The supply voltages generated by these are subjected to large variations. One need not worry about regulation in it, if they have an op-amp that can work over such large range; it avoids any intermediate stage of regulation.
Expandable platforms. It is very important to be able to incorporate new hardware and software solutions to a system in order to produce a better end product. As a result, it is very critical to have a flexible and expandable design platform that is compatible to and can incorporate both new hardware and software solutions, whenever necessary. Microchip’s PIC16(L)F170X and PIC16(L)F171X family of 8-bit microcontrollers offers intelligent analogue and core-independent peripherals (configurable logic cell, complementary output generator and zero crossing detector), providing increased flexibility for designers.
Somsubhro Pal Choudhury of Analog Devices believes that, the wide range of different types and sizes of data, bandwidth availability, reliability and cost considerations will not make a ‘one size fits all’ model. “Customisations and optimisations for each market vertical and sub-vertical would be the key with the industry severely fragmented, at least in this decade,” he adds.
Dedicated processors. There has been a lot of talk about dedicated microcontrollers. Many original equipment manufacturers and fabrication plants are working on process technologies that could create processors optimised for and committed specifically to the analogue implementation in IoT applications.
In-built battery monitoring. As wearable devices are run by small batteries, it is necessary to optimise the use of these power sources. An accurate battery monitoring allows the user to know the exact state of charge of battery and adds intelligence to its usage.
For example, STC3115 battery monitoring IC by STMicroelectronics could give timely alert to the user for turning off the power-consuming blocks when battery is lower than the user-programmed threshold levels.
Innovative technologies driving cutting-edge analogue components
Shrinking the size and increasing performance has always been the challenge in semiconductor industry. The semiconductor industry has been witnessing the lowering of cost and size in the last couple of decades. Process nodes have been going from 45nm down to 28nm to 20nm, and will further go down to 16nm and 10nm in the next decade.
But the manufacturers’ challenge was to achieve spatial, monetary or power efficiencies.

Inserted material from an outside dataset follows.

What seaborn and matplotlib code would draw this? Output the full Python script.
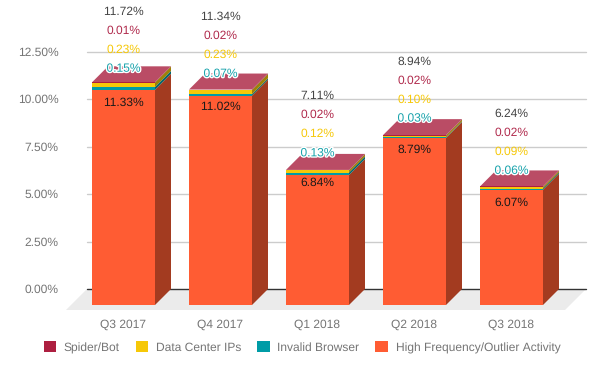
import matplotlib
matplotlib.use("Agg")
import matplotlib.pyplot as plt
import matplotlib.patheffects as pe
from matplotlib.patches import Patch, Polygon
from matplotlib.transforms import ScaledTranslation
import numpy as np
import pandas as pd
import seaborn as sns

quarters = ["Q3 2017", "Q4 2017", "Q1 2018", "Q2 2018", "Q3 2018"]
high_freq = [11.33, 11.02, 6.84, 8.79, 6.07]
invalid_browser = [0.15, 0.07, 0.13, 0.03, 0.06]
data_center = [0.23, 0.23, 0.12, 0.10, 0.09]
spider_bot = [0.01, 0.02, 0.02, 0.02, 0.02]
totals = [11.72, 11.34, 7.11, 8.94, 6.24]

series_names = ["High Frequency/Outlier Activity", "Invalid Browser", "Data Center IPs", "Spider/Bot"]
series_values = [high_freq, invalid_browser, data_center, spider_bot]
colors = ["#FF5C33", "#009CA6", "#F6C808", "#AD1F40"]
side_colors = ["#A33B20", "#00656C", "#9E8108", "#701429"]
top_color = "#BA4C65"

# layout, in pixels of the 604x371 picture
W, H, DPI = 604, 371, 100
AX_L, AX_R, AX_T, AX_B = 87, 586, 51.5, 289
STEP = 97
PX_PER_PCT = 19
DEPTH = 16
FLOOR = 21
stack_label_shift = [-13.7, -15.7, -16.7, -16.7, -15.7]
base_label_shift = [13, 11.5, 8, 12, 13]

sns.set_theme(style="white")
plt.rcParams["font.family"] = ["Liberation Sans", "DejaVu Sans"]
plt.rcParams["text.hinting"] = "no_hinting"
plt.rcParams["text.hinting_factor"] = 1
FS = 8.64
LEGEND_FS = 8.82

fig = plt.figure(figsize=(W / DPI, H / DPI), dpi=DPI)
ax = fig.add_axes([AX_L / W, 1 - AX_B / H, (AX_R - AX_L) / W, (AX_B - AX_T) / H])


def shifted(dx, dy):
    return ax.transData + ScaledTranslation(dx / DPI, dy / DPI, fig.dpi_scale_trans)


front = shifted(-DEPTH, -DEPTH)
df = pd.DataFrame({"quarter": quarters})
bottoms = np.zeros(len(quarters))
for name, vals, col in zip(series_names, series_values, colors):
    df[name] = vals
    sns.barplot(data=df, x="quarter", y=name, bottom=bottoms.copy(), color=col,
                saturation=1, width=63 / STEP, ax=ax, zorder=4, linewidth=0)
    bottoms = bottoms + np.array(vals)

xlim = ((AX_L - 139.5) / STEP, (AX_R - 139.5) / STEP)
ax.set_xlim(*xlim)
ax.set_ylim(0, 12.5)
dx, dy = DEPTH / STEP, DEPTH / PX_PER_PCT

for k, container in enumerate(ax.containers):
    for i, bar in enumerate(container):
        bar.set_transform(front)
        bar.set_clip_on(False)
        x0, w = bar.get_x(), bar.get_width()
        y0, y1 = bar.get_y(), bar.get_y() + bar.get_height()
        ax.add_patch(Polygon([(x0 + w, y0), (x0 + w + dx, y0 + dy), (x0 + w + dx, y1 + dy), (x0 + w, y1)],
                             closed=True, fc=side_colors[k], ec="none", transform=front,
                             clip_on=False, zorder=3))
        if k == len(ax.containers) - 1:
            ax.add_patch(Polygon([(x0, y1), (x0 + w, y1), (x0 + w + dx, y1 + dy), (x0 + dx, y1 + dy)],
                                 closed=True, fc=top_color, ec="none", transform=front,
                                 clip_on=False, zorder=3))

# floor
fx, fy = FLOOR / STEP, FLOOR / PX_PER_PCT
ax.add_patch(Polygon([(xlim[0], 0), (xlim[1], 0), (xlim[1] - fx, -fy), (xlim[0] - fx, -fy)],
                     closed=True, fc="#EBEBEB", ec="none", clip_on=False, zorder=0))

ax.set_yticks([0, 2.5, 5, 7.5, 10, 12.5], [f"{v:.2f}%" for v in [0, 2.5, 5, 7.5, 10, 12.5]])
ax.set_xticks(np.arange(len(quarters)) - dx, quarters)
ax.set_xlabel("")
ax.set_ylabel("")
ax.grid(False)
for v in [2.5, 5, 7.5, 10, 12.5]:
    ax.axhline(v, color="#CCCCCC", lw=1, zorder=1, clip_on=False)
ax.axhline(0, color="#333333", lw=1, zorder=1, clip_on=False)
ax.tick_params(axis="y", length=0, pad=20.5, labelsize=FS, labelcolor="#757575")
ax.tick_params(axis="x", length=0, pad=21.8, labelsize=FS, labelcolor="#757575")
for lab in ax.get_yticklabels():
    lab.set_va("center_baseline")
sns.despine(ax=ax, left=True, bottom=True, top=True, right=True)

# value labels
label_colors = ["#17A2AB", "#F6C808", "#B02A4C", "#444444"]
for i in range(len(quarters)):
    top = totals[i]
    stack_vals = [invalid_browser[i], data_center[i], spider_bot[i], totals[i]]
    for n, (val, col) in enumerate(zip(stack_vals, label_colors)):
        t = ax.annotate(f"{val:.2f}%", xy=(i, top), xycoords=front,
                        xytext=(0, -(stack_label_shift[i] - 19 * n) * 0.72),
                        textcoords="offset points", ha="center", va="center", fontsize=FS, color=col,
                        zorder=6, annotation_clip=False)
        if n == 0:
            t.set_path_effects([pe.withStroke(linewidth=2, foreground="white")])
    ax.annotate(f"{high_freq[i]:.2f}%", xy=(i, high_freq[i]), xycoords=front,
                xytext=(0, -base_label_shift[i] * 0.72), textcoords="offset points",
                ha="center", va="center", fontsize=FS, color="#1A1A1A", zorder=6, annotation_clip=False)

# legend
order = [3, 2, 1, 0]
handles = [Patch(fc=colors[k], ec="none", label=series_names[k]) for k in order]
fig.legend(handles=handles, loc="center", bbox_to_anchor=(302 / W, 1 - 347.5 / H), ncols=4, frameon=False,
           fontsize=LEGEND_FS, labelcolor="#757575", handlelength=1.0, handleheight=1.0, handletextpad=0.65,
           columnspacing=1.3, borderpad=0, borderaxespad=0)

fig.savefig("out.png", dpi=DPI)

Hence, as the limit of Moore’s law reached 28 nm, they had to migrate from planar CMOS to a new process technology. That is when devices using FinFET technology were demonstrated by Taiwan Semiconductor Manufacturing Company.
Multiple fin-height FinFETs. The most advanced semiconductor technology used today can produce around 10 million transistor elements in a chip of size one square centimetre. A new multiple fin-height FinFET process technology has been developed at National Nano Device Laboratories (NDL), National Applied Research Laboratories (NARLabs). It allows up to 20 million transistors in the same place, which is twice the number possible today!

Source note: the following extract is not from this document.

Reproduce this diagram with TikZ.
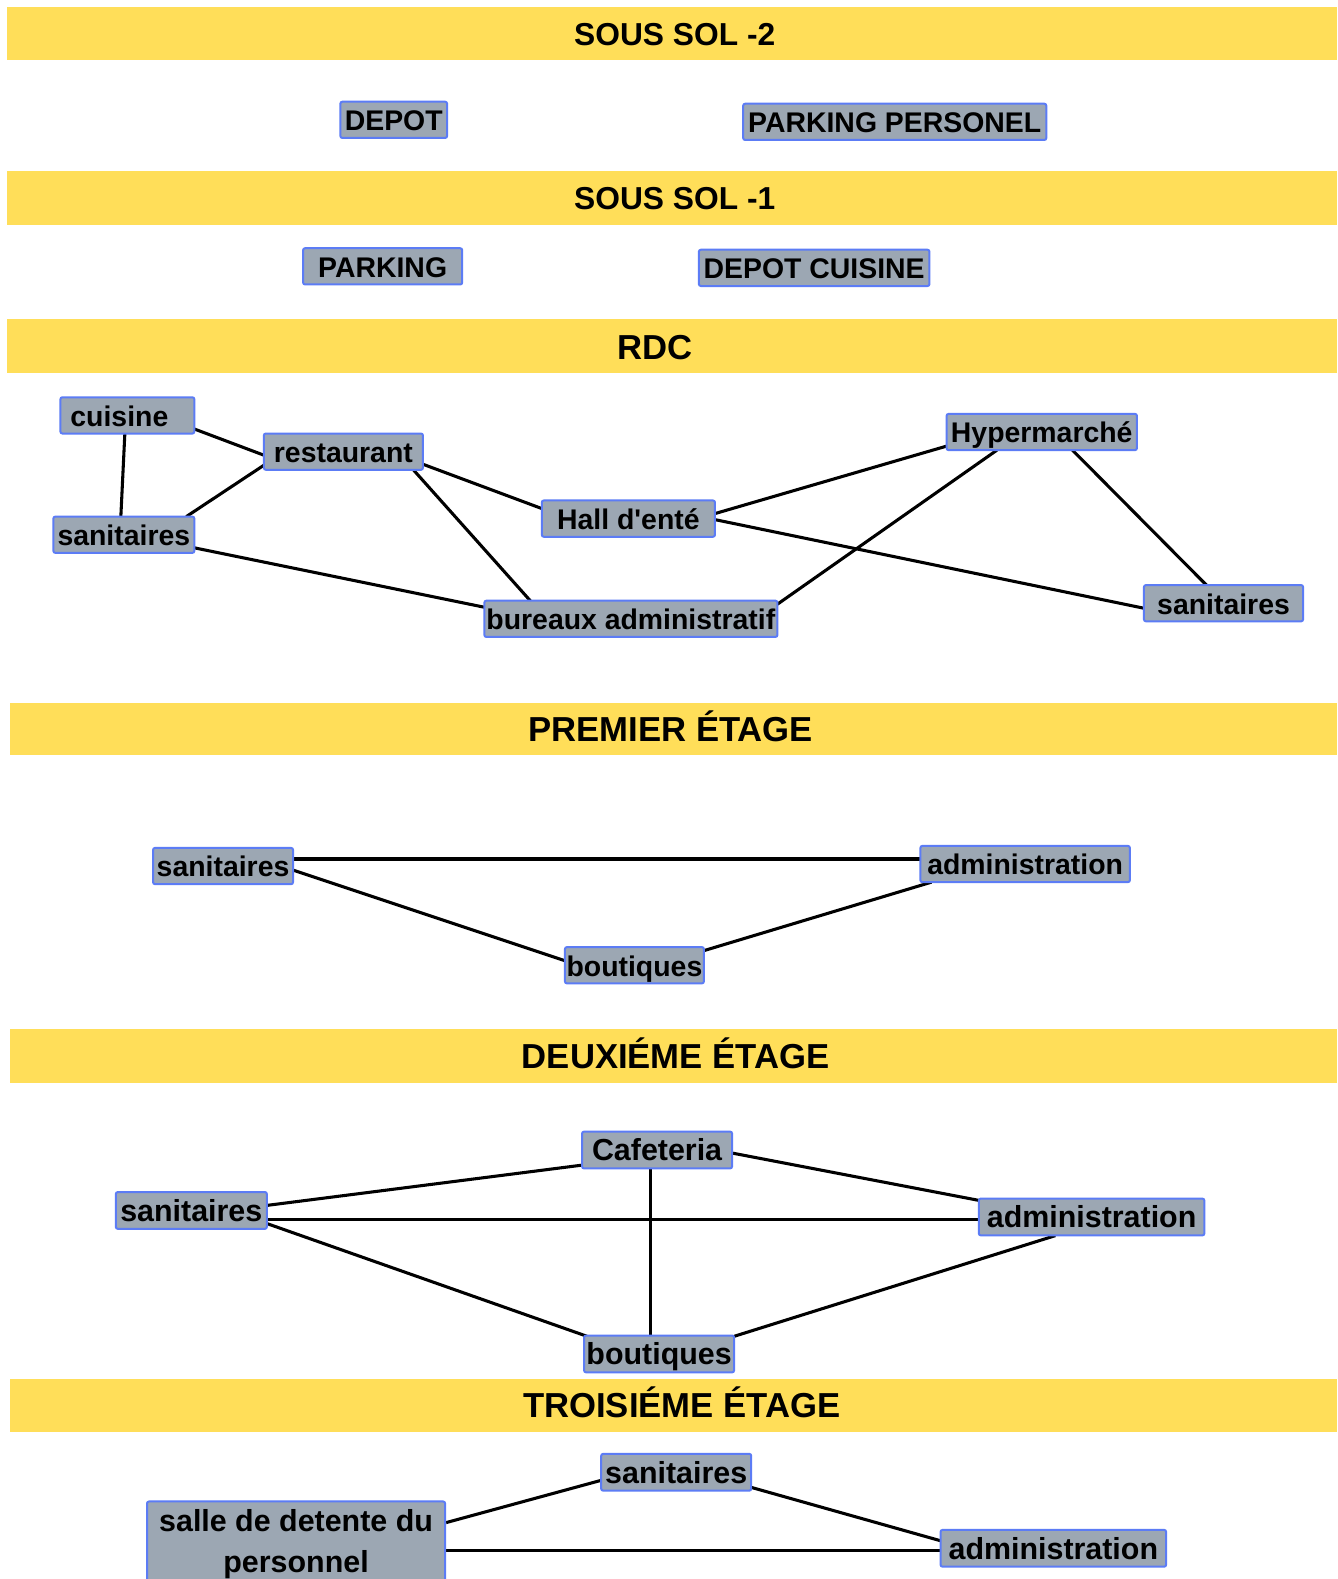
\documentclass[tikz,border=0pt]{standalone}
\usepackage{fontspec}
\usetikzlibrary{calc}
\newfontfamily\ls{Liberation Sans}
\definecolor{bandyellow}{HTML}{FFDE59}
\definecolor{boxgray}{HTML}{9CA7B3}
\definecolor{boxblue}{HTML}{5C7CF5}
\pgfdeclarelayer{back}
\pgfdeclarelayer{bg}
\pgfsetlayers{back,bg,main}
\tikzset{
  nb/.style={draw=boxblue, fill=boxgray, line width=1.5pt, rounded corners=1.5pt,
    inner xsep=0pt, inner ysep=0pt, minimum height=36*0.7551pt,
    text height=21.7pt, text depth=5.5pt, font=\ls\bfseries\fontsize{21.3}{25}\selectfont},
  nbb/.style={nb, minimum height=36.5*0.7551pt, text height=22pt, text depth=5.6pt,
    font=\ls\bfseries\fontsize{22.8}{27}\selectfont},
  w/.style={minimum width=#1*0.7551pt},
  title/.style={anchor=base, inner sep=0pt, font=\ls\bfseries\fontsize{26}{30}\selectfont},
  titlesm/.style={title, font=\ls\bfseries\fontsize{23.8}{28}\selectfont},
  band/.style={fill=bandyellow},
  link/.style={line width=2.3pt, black}
}
\begin{document}
\begin{tikzpicture}[x=0.7551pt, y=-0.7551pt]
\path[use as bounding box] (0,0) rectangle (1328,1568);
\begin{pgfonlayer}{back}
\fill[white] (0,0) rectangle (1328,1568);
\end{pgfonlayer}
\clip (0,0) rectangle (1328,1568);

% bands
\fill[band] (7,7) rectangle (1328,60);
\fill[band] (7,170) rectangle (1328,223);
\fill[band] (7,317) rectangle (1328,370);
\fill[band] (10,698) rectangle (1328,750);
\fill[band] (10,1022) rectangle (1328,1075);
\fill[band] (10,1369) rectangle (1328,1422);

\node[titlesm] (t1) at (670,45) {SOUS SOL -2};
\node[titlesm] (t2) at (670,208) {SOUS SOL -1};
\node[title] (t3) at (650,357) {RDC};
\node[title] (t4) at (666,736) {PREMIER ÉTAGE};
\node[title] (t5) at (671,1061) {DEUXIÉME ÉTAGE};
\node[title] (t6) at (677,1408) {TROISIÉME ÉTAGE};

% sous sol -2
\node[nb, w=106] (dp) at (391,119) {DEPOT};
\node[nb, w=301] (pp) at (888.5,121) {PARKING PERSONEL};
% sous sol -1
\node[nb, w=158] (pk) at (380,264.5) {PARKING};
\node[nb, w=229] (dc) at (808.5,266) {DEPOT CUISINE};

% RDC
\node[nb, w=133] (cu) at (126.5,412.5) {cuisine\kern12pt};
\node[nb, w=158] (re) at (341,448.5) {restaurant};
\node[nb, w=140] (sl) at (123,531) {sanitaires};
\node[nb, w=172] (ha) at (624,515) {Hall d'enté};
\node[nb, w=291] (bu) at (626.5,614.5) {bureaux administratif};
\node[nb, w=189] (hy) at (1034.5,429) {Hypermarché};
\node[nb, w=158] (sr) at (1215,599) {sanitaires};

% premier
\node[nb, w=139] (s1) at (221.5,860) {sanitaires};
\node[nb, w=208] (a1) at (1018,858) {administration};
\node[nb, w=138] (b1) at (630,958.5) {boutiques};

% deuxieme
\node[nbb, w=149] (c2) at (652.5,1142) {Cafeteria};
\node[nbb, w=150] (s2) at (190,1202) {sanitaires};
\node[nbb, w=224] (a2) at (1084,1208.5) {administration};
\node[nbb, w=149] (b2) at (654.5,1344.5) {boutiques};

% troisieme
\node[nbb, w=149] (s3) at (671.5,1462) {sanitaires};
\node[nbb, w=224] (a3) at (1046,1537.5) {administration};
\node[draw=boxblue, fill=boxgray, line width=1.5pt, rounded corners=1.5pt,
  anchor=north, minimum width=296*0.7551pt, inner xsep=0pt, inner ysep=6pt,
  align=center, font=\ls\bfseries\fontsize{22.8}{31}\selectfont]
  (sd) at (294,1490) {salle de detente du\\personnel};

\begin{pgfonlayer}{bg}
% RDC
\draw[link] ($(cu)+(66.5,13.5)$) -- ($(re)+(-79,3.5)$);
\draw[link] ($(cu)+(-2.5,17.5)$) -- ($(sl)+(-3,-18)$);
\draw[link] ($(sl)+(62,-18)$) -- ($(re)+(-79,13.5)$);
\draw[link] ($(re)+(79,12.5)$) -- ($(ha)+(-86,-10)$);
\draw[link] ($(re)+(69,17.5)$) -- ($(bu)+(-99.5,-17.5)$);
\draw[link] ($(sl)+(70,13)$) -- ($(bu)+(-145.5,-11.5)$);
\draw[link] ($(ha)+(86,-5)$) -- ($(hy)+(-94.5,14)$);
\draw[link] ($(ha)+(86,1)$) -- ($(sr)+(-79,5)$);
\draw[link] ($(bu)+(145.5,-14.5)$) -- ($(hy)+(-44.5,18)$);
\draw[link] ($(hy)+(30.5,18)$) -- ($(sr)+(-17,-18)$);
% premier
\draw[link] ($(s1)+(69.5,-7)$) -- ($(a1)+(-104,-5)$);
\draw[link] ($(s1)+(69.5,4)$) -- ($(b1)+(-69,-4.5)$);
\draw[link] ($(b1)+(69,-14.5)$) -- ($(a1)+(-93,18)$);
% deuxieme
\draw[link] ($(s2)+(75,-5)$) -- ($(c2)+(-74.5,15)$);
\draw[link] ($(s2)+(75,9)$) -- ($(a2)+(-112,2.5)$);
\draw[link] ($(s2)+(75,13)$) -- ($(b2)+(-71.5,-17.5)$);
\draw[link] ($(c2)+(74.5,3)$) -- ($(a2)+(-112,-16.5)$);
\draw[link] ($(c2)+(-6.5,18)$) -- ($(b2)+(-8.5,-17.5)$);
\draw[link] ($(b2)+(74.5,-17.5)$) -- ($(a2)+(-36,18.5)$);
% troisieme
\draw[link] ($(sd.north east)+(0,22)$) -- ($(s3)+(-74.5,8)$);
\draw[link] ($(sd.north east)+(0,50)$) -- ($(a3)+(-112,2.5)$);
\draw[link] ($(s3)+(74.5,15)$) -- ($(a3)+(-112,-7.5)$);
\end{pgfonlayer}
\end{tikzpicture}
\end{document}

Unlike the traditional field-effect transistors (FETs), where gate controls source-drain current only on one side, the fin field-effect transistor (FinFET) has three-dimensional fork-shaped gate similar to a fish’s fin (hence the name). It can control the source-drain current in the transistor from three sides—left, right and top. In multiple fin-height FinFET, like the name suggests, the fins will have different heights allowing different amount of currents corresponding to associated channel height. This concept lets further reduction in chip area by 20%. Compared to a normal FinFET, the multiple-height FinFET has 20% higher storage capacity and 20% less manufacturing cost.
FD-SOI. STMicroelectronics, along with its partners, introduced a technology known as Fully Depleted Silicon On Insulator (FD-SOI). It is a planar process technology where an ultra-thin layer of insulator (buried oxide or BOX) is positioned on top of the base silicon and then a very thin silicon film implements the transistor channel.
IC etched on graphene. Several manufacturing units have been working on moving from silicon to other alternatives, to get better performance in terms of power, size and cost. These alternates could be based on graphene, nanotubes or various tunnel field-effect transistors (TFETs).
There is on-going research on these and other devices based on electron spin as opposed to electron charge. Researchers at University of California, Santa Barbara, have come up with the concept and demonstration of an integrated circuit design scheme where the transistors and interconnects are monolithically patterned seamlessly (without obvious joints or seams) on a two-dimensional atomically flat sheet of graphene.
The model of etching offers possibilities for extremely energy-efficient, transparent and flexible next-generation green electronics.